## PROMPT
Take the listing from its first line through the line that contains "dates = mdates.date2num(start" and please retype those lines exactly, leaving out the pictures.

## PROVIDED INFORMATION
## Start
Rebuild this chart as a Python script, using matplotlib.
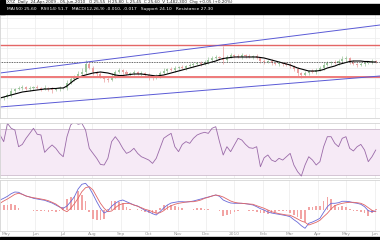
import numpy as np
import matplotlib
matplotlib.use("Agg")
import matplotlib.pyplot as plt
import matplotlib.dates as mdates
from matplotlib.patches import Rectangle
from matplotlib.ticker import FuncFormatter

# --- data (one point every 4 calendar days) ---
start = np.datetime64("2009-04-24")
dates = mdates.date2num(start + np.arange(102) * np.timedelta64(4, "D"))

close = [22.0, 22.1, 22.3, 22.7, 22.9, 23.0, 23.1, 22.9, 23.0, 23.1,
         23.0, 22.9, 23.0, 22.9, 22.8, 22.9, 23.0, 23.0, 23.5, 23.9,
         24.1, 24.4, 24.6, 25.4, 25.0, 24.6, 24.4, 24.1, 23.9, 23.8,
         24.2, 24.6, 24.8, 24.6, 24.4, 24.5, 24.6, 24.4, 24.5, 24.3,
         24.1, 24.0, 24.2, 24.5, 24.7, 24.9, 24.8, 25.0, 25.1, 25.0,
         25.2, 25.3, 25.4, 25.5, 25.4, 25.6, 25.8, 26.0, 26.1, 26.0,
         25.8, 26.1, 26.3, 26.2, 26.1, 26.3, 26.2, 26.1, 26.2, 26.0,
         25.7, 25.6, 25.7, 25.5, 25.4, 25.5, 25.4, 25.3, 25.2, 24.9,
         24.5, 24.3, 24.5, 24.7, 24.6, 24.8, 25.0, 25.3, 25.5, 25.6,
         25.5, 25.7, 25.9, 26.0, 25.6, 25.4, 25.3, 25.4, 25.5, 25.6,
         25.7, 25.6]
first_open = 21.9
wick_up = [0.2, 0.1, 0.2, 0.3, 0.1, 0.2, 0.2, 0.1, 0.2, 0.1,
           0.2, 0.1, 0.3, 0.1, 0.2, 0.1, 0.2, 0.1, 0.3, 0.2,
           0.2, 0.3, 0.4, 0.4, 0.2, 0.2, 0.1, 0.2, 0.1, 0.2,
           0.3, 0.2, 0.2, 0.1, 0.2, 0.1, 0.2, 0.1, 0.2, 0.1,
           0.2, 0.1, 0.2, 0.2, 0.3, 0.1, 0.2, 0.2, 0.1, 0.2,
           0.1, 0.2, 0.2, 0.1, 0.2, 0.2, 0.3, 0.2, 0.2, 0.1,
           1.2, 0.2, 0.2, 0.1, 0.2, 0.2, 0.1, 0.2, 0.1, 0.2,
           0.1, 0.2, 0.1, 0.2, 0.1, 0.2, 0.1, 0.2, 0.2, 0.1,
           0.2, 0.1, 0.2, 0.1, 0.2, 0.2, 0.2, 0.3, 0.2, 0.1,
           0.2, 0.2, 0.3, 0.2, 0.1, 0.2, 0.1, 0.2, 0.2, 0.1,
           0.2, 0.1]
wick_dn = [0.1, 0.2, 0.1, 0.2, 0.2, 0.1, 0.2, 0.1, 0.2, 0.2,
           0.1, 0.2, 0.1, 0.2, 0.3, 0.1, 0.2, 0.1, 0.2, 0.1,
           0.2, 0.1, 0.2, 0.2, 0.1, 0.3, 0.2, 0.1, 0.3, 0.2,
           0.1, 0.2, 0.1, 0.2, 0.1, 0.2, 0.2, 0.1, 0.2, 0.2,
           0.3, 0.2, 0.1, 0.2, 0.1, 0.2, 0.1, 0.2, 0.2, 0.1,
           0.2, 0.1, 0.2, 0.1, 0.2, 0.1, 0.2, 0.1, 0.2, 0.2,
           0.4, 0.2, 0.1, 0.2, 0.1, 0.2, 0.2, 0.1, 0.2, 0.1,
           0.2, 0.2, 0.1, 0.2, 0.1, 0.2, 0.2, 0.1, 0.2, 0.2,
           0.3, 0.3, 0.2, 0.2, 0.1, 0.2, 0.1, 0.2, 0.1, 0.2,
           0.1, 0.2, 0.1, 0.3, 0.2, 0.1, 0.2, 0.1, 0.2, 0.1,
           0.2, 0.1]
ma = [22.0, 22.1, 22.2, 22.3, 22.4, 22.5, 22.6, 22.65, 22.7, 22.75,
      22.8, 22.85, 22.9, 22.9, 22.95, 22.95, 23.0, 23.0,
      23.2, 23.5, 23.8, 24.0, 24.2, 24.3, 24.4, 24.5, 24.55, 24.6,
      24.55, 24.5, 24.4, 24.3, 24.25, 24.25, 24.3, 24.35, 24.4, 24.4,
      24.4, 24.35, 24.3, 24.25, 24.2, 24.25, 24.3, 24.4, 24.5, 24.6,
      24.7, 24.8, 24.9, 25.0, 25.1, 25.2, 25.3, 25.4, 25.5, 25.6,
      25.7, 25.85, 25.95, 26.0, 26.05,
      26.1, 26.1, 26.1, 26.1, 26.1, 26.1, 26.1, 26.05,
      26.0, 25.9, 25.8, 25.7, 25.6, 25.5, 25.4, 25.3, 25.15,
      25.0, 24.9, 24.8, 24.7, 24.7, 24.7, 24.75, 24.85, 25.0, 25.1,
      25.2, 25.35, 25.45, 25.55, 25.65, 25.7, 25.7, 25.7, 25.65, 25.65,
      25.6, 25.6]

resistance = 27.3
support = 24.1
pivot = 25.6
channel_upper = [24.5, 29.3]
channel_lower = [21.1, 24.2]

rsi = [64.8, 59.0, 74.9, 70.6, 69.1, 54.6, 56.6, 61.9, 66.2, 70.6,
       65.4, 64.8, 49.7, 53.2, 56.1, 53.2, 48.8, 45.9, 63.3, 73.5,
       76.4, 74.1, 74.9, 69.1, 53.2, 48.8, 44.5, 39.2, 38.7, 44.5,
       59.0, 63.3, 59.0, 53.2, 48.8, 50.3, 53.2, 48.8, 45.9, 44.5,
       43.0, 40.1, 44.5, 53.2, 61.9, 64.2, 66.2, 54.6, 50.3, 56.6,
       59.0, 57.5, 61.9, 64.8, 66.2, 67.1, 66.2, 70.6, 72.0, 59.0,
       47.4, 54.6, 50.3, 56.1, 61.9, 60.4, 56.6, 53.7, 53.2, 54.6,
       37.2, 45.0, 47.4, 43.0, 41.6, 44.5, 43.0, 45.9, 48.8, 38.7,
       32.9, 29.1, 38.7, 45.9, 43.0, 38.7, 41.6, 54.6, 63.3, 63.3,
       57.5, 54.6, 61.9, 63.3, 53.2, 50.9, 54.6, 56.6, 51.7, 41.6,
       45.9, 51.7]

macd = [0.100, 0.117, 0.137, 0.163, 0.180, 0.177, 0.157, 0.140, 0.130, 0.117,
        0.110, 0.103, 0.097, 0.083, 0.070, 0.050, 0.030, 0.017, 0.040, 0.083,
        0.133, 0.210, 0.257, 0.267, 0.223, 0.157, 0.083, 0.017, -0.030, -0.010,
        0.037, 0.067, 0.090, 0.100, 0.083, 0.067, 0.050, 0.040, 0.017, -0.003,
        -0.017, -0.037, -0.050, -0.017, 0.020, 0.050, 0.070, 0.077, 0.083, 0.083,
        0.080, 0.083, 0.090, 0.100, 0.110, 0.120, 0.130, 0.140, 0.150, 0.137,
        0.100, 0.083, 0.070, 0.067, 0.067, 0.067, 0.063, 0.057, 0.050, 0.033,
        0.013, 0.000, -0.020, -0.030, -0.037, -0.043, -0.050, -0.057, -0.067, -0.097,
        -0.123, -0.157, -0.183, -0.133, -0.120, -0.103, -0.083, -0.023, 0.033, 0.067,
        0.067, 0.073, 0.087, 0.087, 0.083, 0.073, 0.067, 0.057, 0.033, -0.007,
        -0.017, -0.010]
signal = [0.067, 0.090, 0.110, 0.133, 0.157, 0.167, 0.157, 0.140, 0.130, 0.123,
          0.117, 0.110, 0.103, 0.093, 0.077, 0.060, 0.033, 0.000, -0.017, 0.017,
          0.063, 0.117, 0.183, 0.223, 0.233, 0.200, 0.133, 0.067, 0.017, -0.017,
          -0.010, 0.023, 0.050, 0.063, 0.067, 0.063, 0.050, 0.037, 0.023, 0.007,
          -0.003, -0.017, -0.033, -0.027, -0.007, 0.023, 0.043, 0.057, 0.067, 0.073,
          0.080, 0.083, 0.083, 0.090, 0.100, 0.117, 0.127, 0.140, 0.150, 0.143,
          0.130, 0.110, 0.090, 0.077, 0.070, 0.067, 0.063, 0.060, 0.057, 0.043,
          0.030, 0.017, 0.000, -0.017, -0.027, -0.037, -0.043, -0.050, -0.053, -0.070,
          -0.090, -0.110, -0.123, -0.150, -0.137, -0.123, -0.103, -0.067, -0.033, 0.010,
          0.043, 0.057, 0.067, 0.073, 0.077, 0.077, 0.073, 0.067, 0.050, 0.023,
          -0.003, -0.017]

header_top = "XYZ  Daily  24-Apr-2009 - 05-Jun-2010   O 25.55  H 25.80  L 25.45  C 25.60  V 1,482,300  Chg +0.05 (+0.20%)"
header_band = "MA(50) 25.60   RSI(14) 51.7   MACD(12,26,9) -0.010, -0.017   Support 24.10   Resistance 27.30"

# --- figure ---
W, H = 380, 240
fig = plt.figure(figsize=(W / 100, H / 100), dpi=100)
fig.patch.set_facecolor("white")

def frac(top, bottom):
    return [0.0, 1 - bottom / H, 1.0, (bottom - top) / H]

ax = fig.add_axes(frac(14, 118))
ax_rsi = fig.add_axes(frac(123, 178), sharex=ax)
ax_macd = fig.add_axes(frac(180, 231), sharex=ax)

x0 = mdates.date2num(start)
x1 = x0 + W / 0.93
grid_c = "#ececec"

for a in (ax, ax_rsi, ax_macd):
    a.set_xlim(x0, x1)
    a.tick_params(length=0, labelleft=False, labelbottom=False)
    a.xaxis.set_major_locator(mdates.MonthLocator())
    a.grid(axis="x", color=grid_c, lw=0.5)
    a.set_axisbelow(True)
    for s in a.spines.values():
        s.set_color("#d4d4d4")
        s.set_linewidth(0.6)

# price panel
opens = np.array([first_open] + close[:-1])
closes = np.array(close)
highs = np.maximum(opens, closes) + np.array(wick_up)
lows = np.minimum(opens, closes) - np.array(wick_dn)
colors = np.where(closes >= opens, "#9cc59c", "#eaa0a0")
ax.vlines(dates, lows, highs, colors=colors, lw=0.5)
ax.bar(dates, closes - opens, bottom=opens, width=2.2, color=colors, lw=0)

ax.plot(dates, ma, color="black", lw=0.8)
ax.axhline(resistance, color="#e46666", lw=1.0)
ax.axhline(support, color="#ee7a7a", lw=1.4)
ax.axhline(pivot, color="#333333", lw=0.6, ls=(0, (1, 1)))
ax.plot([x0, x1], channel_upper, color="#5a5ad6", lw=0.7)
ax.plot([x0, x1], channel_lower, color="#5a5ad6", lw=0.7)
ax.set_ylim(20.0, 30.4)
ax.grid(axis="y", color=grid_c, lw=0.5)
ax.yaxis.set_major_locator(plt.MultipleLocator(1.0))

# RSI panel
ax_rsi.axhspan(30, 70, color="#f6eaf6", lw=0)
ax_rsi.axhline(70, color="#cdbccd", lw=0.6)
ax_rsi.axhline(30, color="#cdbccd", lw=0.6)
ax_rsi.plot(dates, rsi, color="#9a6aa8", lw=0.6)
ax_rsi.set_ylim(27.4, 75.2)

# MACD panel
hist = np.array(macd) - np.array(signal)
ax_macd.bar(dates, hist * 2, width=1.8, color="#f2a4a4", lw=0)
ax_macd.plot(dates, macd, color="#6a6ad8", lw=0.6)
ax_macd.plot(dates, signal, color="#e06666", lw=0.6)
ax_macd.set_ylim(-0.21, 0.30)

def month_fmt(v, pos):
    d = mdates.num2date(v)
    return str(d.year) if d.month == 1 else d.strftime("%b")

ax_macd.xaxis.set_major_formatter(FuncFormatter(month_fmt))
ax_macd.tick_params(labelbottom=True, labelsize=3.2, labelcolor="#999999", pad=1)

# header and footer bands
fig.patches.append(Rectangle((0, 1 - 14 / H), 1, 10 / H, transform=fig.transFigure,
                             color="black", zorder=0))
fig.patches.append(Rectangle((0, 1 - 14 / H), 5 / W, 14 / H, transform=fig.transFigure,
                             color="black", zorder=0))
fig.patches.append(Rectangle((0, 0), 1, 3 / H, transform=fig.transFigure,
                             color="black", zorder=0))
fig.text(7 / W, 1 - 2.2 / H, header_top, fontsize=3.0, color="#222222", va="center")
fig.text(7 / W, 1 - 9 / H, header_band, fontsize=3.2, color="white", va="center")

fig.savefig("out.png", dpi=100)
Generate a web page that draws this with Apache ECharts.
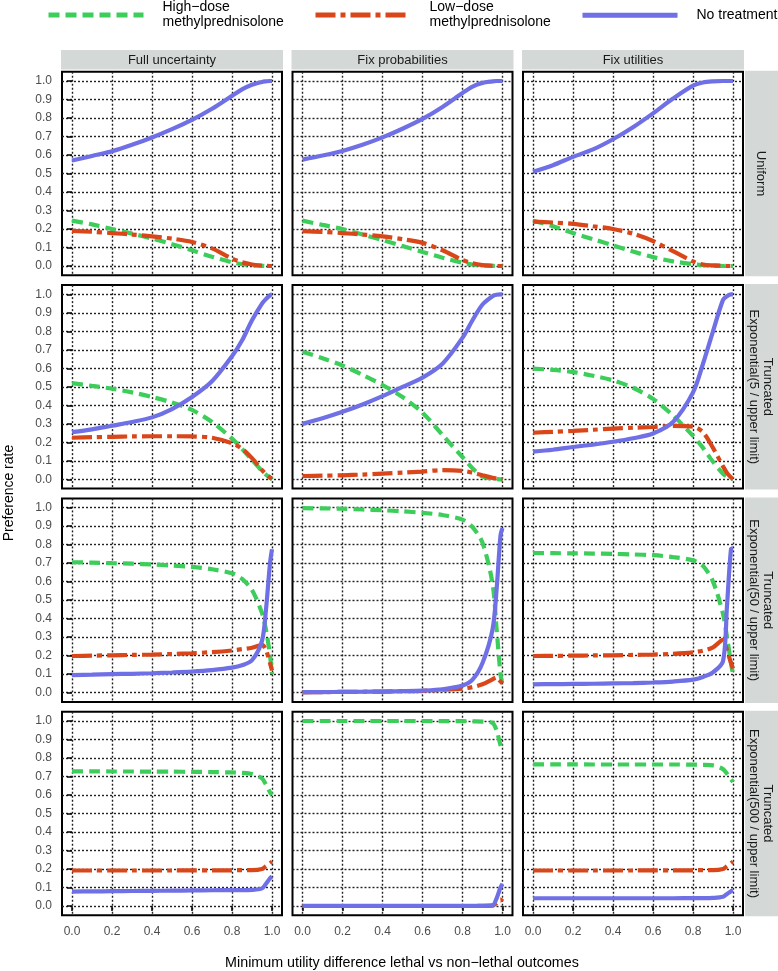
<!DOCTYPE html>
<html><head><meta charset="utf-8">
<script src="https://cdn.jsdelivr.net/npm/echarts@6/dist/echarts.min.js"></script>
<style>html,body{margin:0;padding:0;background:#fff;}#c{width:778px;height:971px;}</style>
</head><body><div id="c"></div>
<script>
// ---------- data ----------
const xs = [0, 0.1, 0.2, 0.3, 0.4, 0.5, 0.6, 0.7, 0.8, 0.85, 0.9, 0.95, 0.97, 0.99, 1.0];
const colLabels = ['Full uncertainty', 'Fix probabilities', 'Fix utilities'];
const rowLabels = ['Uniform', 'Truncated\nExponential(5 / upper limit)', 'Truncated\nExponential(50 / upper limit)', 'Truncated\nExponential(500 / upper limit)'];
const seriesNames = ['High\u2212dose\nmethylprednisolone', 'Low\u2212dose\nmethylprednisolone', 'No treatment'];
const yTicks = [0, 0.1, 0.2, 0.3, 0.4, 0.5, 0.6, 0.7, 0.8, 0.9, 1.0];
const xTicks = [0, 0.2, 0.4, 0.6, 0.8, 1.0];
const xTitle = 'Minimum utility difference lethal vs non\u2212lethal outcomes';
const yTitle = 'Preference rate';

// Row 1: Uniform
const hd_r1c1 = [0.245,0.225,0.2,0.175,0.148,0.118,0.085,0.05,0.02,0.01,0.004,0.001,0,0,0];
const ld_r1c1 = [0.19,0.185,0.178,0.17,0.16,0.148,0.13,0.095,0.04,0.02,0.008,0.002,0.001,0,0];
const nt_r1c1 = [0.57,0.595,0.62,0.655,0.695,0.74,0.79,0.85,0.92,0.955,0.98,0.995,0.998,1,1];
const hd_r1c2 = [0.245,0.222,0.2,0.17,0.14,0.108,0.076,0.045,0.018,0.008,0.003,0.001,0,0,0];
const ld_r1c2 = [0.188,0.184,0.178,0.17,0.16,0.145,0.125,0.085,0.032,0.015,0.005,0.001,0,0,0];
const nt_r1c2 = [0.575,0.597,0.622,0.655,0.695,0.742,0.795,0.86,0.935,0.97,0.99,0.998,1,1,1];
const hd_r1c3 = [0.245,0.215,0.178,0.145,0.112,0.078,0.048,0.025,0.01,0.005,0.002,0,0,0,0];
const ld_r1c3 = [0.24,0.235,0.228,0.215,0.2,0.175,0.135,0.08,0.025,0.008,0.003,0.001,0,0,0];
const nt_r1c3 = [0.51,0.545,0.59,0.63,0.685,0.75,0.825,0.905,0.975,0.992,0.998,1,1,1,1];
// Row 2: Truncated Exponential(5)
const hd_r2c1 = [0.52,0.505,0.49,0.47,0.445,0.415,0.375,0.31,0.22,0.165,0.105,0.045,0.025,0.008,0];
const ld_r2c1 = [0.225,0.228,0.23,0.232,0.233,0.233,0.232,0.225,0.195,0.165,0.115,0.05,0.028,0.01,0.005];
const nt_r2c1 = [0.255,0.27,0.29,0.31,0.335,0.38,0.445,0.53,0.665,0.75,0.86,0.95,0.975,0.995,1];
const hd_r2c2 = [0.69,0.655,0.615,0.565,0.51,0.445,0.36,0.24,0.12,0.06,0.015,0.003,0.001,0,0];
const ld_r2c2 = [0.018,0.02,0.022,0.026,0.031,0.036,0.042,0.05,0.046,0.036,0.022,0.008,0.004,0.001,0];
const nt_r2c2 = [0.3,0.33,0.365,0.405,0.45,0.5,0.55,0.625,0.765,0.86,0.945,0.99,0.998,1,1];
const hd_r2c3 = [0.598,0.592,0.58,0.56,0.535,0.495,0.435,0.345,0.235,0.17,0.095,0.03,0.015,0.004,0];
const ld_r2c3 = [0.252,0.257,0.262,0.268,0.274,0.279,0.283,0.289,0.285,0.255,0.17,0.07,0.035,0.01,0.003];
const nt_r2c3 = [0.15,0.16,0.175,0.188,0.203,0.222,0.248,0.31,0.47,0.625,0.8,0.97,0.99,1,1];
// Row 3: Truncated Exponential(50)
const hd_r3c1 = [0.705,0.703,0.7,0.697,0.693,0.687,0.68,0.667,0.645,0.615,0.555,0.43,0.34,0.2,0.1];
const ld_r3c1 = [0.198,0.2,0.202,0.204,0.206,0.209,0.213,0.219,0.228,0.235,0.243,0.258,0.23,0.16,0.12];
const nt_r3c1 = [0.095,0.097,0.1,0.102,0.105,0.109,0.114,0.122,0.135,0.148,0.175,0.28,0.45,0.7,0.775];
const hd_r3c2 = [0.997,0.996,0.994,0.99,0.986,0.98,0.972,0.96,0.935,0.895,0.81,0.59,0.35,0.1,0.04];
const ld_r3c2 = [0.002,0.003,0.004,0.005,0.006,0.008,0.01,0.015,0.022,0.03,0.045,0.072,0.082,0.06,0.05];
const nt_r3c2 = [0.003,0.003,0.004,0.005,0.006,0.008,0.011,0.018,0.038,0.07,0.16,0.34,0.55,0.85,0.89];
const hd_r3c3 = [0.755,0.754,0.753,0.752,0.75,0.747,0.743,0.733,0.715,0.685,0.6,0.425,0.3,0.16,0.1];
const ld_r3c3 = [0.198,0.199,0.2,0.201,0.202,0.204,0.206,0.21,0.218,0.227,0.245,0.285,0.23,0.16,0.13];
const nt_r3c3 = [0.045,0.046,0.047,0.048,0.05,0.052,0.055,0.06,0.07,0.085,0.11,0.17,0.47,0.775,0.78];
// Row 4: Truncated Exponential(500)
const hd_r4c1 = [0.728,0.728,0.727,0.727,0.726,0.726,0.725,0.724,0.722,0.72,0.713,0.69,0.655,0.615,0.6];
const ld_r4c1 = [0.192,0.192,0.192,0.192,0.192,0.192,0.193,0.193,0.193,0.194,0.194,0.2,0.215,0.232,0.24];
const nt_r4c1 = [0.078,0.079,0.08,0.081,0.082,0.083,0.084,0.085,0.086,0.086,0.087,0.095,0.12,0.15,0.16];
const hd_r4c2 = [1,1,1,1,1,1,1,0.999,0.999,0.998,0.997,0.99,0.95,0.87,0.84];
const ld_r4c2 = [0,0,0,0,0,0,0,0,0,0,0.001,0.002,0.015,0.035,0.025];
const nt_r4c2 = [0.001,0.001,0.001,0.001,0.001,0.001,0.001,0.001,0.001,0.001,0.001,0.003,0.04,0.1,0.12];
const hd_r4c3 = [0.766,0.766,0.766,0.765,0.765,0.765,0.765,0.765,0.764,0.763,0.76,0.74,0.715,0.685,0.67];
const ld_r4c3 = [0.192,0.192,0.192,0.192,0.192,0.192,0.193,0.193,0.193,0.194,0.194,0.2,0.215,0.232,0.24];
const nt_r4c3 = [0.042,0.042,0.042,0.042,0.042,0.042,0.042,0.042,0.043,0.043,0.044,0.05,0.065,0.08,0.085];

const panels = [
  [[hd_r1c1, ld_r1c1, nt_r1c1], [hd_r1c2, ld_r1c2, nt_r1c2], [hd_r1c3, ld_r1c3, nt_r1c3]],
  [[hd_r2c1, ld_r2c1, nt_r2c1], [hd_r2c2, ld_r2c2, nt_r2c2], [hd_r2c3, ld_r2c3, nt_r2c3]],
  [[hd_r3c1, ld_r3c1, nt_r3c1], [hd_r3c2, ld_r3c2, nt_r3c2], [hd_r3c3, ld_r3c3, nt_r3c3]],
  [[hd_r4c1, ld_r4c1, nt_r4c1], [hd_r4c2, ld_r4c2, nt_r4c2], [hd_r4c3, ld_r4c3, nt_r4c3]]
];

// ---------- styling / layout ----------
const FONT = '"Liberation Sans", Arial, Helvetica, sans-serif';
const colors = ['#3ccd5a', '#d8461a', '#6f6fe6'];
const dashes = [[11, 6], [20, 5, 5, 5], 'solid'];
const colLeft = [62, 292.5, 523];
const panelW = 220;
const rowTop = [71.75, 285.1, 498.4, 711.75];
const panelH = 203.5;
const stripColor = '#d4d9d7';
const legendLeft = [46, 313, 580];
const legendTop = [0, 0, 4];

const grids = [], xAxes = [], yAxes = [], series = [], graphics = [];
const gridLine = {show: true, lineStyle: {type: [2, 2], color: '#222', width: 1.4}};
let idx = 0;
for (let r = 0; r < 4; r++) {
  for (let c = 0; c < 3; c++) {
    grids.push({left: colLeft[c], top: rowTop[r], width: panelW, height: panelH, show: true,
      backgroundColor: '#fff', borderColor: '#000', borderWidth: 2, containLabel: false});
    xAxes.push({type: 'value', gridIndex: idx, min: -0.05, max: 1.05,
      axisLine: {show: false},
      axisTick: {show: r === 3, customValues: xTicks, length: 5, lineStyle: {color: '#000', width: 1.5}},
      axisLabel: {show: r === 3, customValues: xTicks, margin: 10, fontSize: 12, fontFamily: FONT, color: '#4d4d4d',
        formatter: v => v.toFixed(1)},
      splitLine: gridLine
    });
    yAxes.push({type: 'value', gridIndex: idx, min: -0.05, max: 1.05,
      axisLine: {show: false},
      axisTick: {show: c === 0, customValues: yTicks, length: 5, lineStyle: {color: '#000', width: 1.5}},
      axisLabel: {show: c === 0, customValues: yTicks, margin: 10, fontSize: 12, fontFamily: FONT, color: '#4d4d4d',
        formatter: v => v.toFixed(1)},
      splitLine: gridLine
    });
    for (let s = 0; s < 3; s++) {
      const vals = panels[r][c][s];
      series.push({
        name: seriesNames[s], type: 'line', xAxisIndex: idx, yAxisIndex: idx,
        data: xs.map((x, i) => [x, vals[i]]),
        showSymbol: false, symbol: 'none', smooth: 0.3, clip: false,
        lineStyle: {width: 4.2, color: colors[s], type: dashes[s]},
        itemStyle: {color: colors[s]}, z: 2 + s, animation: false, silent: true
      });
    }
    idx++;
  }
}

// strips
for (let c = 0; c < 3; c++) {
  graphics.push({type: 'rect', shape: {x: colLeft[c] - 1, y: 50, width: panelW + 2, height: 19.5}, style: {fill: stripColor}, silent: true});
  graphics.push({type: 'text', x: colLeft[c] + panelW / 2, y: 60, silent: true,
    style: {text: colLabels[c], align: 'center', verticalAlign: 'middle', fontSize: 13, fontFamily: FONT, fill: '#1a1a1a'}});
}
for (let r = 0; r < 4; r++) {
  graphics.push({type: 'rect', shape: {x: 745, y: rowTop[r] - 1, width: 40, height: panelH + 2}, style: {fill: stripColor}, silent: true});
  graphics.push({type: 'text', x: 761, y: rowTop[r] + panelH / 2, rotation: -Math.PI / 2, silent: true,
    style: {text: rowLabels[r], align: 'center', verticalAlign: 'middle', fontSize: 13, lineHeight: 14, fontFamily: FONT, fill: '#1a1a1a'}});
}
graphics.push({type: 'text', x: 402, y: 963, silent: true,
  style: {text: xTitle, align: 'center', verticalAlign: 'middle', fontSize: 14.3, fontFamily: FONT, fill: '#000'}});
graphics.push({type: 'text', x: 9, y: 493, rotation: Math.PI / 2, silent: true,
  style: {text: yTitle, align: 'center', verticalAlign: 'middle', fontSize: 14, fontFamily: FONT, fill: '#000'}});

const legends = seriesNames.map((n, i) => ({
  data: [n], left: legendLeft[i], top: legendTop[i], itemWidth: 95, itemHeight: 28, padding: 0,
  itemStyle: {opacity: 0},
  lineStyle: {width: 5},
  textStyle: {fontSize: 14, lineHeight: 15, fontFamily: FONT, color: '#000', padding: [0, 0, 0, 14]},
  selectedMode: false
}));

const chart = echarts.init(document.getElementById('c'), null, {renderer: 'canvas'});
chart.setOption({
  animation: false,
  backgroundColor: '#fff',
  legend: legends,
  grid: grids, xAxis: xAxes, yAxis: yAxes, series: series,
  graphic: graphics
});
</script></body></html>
## End
## TASK SOLUTION
Rebuild this chart as a Python script, using matplotlib.
import numpy as np
import matplotlib
matplotlib.use("Agg")
import matplotlib.pyplot as plt
import matplotlib.dates as mdates
from matplotlib.patches import Rectangle
from matplotlib.ticker import FuncFormatter

# --- data (one point every 4 calendar days) ---
start = np.datetime64("2009-04-24")
dates = mdates.date2num(start + np.arange(102) * np.timedelta64(4, "D"))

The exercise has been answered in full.